◆ THE PROBLEM ◆
Repeat everything from the first line of the listing below through the line that contains "2.7, 1.1, 2.3];", exactly. Leave out pictures.

Start

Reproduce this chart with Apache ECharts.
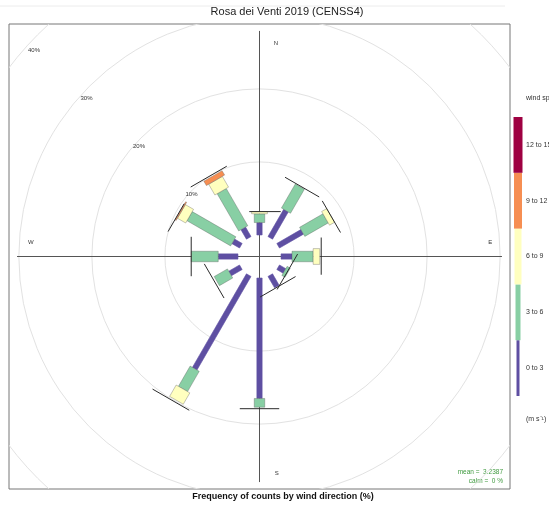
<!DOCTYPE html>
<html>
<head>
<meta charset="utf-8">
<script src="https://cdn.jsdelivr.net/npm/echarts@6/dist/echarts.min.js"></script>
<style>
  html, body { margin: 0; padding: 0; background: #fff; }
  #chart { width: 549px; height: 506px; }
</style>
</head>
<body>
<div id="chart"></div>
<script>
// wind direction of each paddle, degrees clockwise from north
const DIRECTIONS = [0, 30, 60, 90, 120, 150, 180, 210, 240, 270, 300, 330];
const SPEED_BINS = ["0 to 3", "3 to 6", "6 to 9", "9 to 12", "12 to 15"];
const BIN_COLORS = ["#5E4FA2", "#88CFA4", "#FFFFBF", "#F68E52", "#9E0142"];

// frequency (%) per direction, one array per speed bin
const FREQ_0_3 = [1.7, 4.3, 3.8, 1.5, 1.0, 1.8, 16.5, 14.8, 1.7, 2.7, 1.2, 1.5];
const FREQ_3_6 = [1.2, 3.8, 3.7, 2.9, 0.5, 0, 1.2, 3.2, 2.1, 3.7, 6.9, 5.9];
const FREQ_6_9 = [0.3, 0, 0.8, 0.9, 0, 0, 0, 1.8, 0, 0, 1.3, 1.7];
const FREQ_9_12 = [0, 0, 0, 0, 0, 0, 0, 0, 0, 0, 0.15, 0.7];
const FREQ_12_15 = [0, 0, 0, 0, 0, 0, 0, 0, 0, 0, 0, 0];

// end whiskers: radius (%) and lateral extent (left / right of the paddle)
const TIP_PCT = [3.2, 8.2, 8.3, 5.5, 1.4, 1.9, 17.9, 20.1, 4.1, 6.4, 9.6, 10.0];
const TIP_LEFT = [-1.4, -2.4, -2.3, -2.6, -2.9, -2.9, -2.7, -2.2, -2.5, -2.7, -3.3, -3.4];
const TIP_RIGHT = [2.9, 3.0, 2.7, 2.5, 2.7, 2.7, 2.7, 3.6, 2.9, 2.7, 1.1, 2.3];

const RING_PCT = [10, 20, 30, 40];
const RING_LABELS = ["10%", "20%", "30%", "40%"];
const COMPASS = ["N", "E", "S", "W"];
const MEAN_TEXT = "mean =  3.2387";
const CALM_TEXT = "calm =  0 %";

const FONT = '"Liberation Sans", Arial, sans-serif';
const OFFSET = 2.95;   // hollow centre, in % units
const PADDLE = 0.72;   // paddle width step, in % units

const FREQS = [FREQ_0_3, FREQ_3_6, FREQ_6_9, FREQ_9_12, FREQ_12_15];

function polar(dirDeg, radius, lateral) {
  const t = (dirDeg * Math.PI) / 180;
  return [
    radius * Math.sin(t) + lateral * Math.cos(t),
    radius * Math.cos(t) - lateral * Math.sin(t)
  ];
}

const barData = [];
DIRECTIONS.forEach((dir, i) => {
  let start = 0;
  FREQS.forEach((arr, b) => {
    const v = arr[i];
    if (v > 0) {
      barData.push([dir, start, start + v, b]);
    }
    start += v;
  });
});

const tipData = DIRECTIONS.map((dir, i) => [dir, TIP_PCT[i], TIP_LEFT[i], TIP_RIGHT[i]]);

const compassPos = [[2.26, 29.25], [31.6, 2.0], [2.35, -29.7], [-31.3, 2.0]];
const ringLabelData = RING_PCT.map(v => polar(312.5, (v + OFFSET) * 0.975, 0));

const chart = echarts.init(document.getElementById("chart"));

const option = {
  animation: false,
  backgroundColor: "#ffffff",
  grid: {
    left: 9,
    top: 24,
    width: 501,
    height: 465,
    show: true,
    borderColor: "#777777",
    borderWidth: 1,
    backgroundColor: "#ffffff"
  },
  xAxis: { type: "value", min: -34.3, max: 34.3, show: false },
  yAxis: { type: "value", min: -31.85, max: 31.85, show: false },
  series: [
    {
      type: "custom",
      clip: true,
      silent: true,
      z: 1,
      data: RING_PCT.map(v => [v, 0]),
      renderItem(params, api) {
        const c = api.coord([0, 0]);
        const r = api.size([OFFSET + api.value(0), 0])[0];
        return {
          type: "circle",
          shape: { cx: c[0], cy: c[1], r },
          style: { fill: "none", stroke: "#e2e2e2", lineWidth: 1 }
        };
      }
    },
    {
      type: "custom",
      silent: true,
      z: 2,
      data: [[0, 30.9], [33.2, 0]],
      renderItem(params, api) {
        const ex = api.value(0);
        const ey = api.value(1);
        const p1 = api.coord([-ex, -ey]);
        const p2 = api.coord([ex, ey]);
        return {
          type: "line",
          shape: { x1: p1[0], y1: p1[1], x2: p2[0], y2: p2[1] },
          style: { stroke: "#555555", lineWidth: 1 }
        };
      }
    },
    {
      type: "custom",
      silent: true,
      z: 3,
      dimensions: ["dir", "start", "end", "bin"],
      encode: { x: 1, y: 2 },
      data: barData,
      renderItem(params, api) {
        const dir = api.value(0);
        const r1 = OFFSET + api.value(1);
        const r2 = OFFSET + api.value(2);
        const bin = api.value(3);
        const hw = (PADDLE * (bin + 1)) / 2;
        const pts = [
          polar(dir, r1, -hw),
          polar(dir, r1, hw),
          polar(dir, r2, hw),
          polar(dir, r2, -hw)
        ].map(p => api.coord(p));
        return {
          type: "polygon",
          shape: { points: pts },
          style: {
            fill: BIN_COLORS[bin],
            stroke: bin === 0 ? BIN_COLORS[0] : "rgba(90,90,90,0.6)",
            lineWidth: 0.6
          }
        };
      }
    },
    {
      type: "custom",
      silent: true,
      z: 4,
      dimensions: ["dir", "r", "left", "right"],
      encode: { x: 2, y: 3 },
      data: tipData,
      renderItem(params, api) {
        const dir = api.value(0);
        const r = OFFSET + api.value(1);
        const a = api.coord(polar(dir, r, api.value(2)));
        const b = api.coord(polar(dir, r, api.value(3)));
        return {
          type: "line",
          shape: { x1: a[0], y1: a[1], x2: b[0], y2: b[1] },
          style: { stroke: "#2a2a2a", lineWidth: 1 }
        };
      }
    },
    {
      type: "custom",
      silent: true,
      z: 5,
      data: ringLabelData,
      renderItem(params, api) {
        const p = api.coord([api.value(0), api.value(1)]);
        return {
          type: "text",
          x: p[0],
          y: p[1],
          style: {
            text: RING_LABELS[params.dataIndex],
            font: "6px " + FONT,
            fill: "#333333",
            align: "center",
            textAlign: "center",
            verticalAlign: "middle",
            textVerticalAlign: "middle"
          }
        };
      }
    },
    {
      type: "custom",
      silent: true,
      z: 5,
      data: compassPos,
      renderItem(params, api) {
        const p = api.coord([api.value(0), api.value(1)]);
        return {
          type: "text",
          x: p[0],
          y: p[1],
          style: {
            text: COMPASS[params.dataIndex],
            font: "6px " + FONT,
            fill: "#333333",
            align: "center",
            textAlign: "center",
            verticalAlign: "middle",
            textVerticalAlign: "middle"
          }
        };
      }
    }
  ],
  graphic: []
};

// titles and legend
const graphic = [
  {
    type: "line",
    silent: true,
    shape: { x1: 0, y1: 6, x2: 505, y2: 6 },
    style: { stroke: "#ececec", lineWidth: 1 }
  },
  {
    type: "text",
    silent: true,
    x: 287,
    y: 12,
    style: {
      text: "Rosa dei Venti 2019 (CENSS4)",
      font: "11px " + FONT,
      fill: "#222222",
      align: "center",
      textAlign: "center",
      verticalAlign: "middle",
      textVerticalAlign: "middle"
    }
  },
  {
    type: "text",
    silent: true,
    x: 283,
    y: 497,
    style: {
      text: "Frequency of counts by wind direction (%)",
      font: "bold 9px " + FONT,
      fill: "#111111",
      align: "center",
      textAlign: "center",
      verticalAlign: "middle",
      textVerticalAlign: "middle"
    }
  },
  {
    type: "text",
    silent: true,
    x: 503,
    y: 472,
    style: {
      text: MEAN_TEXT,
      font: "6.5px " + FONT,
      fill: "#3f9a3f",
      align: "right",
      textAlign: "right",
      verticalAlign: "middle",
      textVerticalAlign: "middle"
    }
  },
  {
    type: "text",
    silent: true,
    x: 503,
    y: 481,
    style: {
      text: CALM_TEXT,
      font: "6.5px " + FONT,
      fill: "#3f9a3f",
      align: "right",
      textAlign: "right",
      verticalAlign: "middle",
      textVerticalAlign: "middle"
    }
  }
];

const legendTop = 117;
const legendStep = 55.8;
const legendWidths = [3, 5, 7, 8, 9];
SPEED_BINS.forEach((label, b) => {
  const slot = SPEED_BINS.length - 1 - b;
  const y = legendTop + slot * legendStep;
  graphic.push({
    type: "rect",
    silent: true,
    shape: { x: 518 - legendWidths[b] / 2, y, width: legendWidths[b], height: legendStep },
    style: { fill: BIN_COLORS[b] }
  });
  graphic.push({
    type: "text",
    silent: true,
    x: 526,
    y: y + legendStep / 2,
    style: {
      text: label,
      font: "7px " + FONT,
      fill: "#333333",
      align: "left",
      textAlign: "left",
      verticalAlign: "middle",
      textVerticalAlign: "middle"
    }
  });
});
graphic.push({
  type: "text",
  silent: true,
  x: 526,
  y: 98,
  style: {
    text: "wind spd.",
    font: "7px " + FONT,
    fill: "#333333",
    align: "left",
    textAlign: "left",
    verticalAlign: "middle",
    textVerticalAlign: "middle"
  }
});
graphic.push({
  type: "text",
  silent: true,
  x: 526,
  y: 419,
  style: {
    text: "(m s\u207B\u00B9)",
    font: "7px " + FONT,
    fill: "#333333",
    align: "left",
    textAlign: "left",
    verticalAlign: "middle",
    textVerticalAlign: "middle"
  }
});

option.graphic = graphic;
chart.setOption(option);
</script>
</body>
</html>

End

◆ ANSWER ◆
Reproduce this chart with Apache ECharts.
<!DOCTYPE html>
<html>
<head>
<meta charset="utf-8">
<script src="https://cdn.jsdelivr.net/npm/echarts@6/dist/echarts.min.js"></script>
<style>
  html, body { margin: 0; padding: 0; background: #fff; }
  #chart { width: 549px; height: 506px; }
</style>
</head>
<body>
<div id="chart"></div>
<script>
// wind direction of each paddle, degrees clockwise from north
const DIRECTIONS = [0, 30, 60, 90, 120, 150, 180, 210, 240, 270, 300, 330];
const SPEED_BINS = ["0 to 3", "3 to 6", "6 to 9", "9 to 12", "12 to 15"];
const BIN_COLORS = ["#5E4FA2", "#88CFA4", "#FFFFBF", "#F68E52", "#9E0142"];

// frequency (%) per direction, one array per speed bin
const FREQ_0_3 = [1.7, 4.3, 3.8, 1.5, 1.0, 1.8, 16.5, 14.8, 1.7, 2.7, 1.2, 1.5];
const FREQ_3_6 = [1.2, 3.8, 3.7, 2.9, 0.5, 0, 1.2, 3.2, 2.1, 3.7, 6.9, 5.9];
const FREQ_6_9 = [0.3, 0, 0.8, 0.9, 0, 0, 0, 1.8, 0, 0, 1.3, 1.7];
const FREQ_9_12 = [0, 0, 0, 0, 0, 0, 0, 0, 0, 0, 0.15, 0.7];
const FREQ_12_15 = [0, 0, 0, 0, 0, 0, 0, 0, 0, 0, 0, 0];

// end whiskers: radius (%) and lateral extent (left / right of the paddle)
const TIP_PCT = [3.2, 8.2, 8.3, 5.5, 1.4, 1.9, 17.9, 20.1, 4.1, 6.4, 9.6, 10.0];
const TIP_LEFT = [-1.4, -2.4, -2.3, -2.6, -2.9, -2.9, -2.7, -2.2, -2.5, -2.7, -3.3, -3.4];
const TIP_RIGHT = [2.9, 3.0, 2.7, 2.5, 2.7, 2.7, 2.7, 3.6, 2.9, 2.7, 1.1, 2.3];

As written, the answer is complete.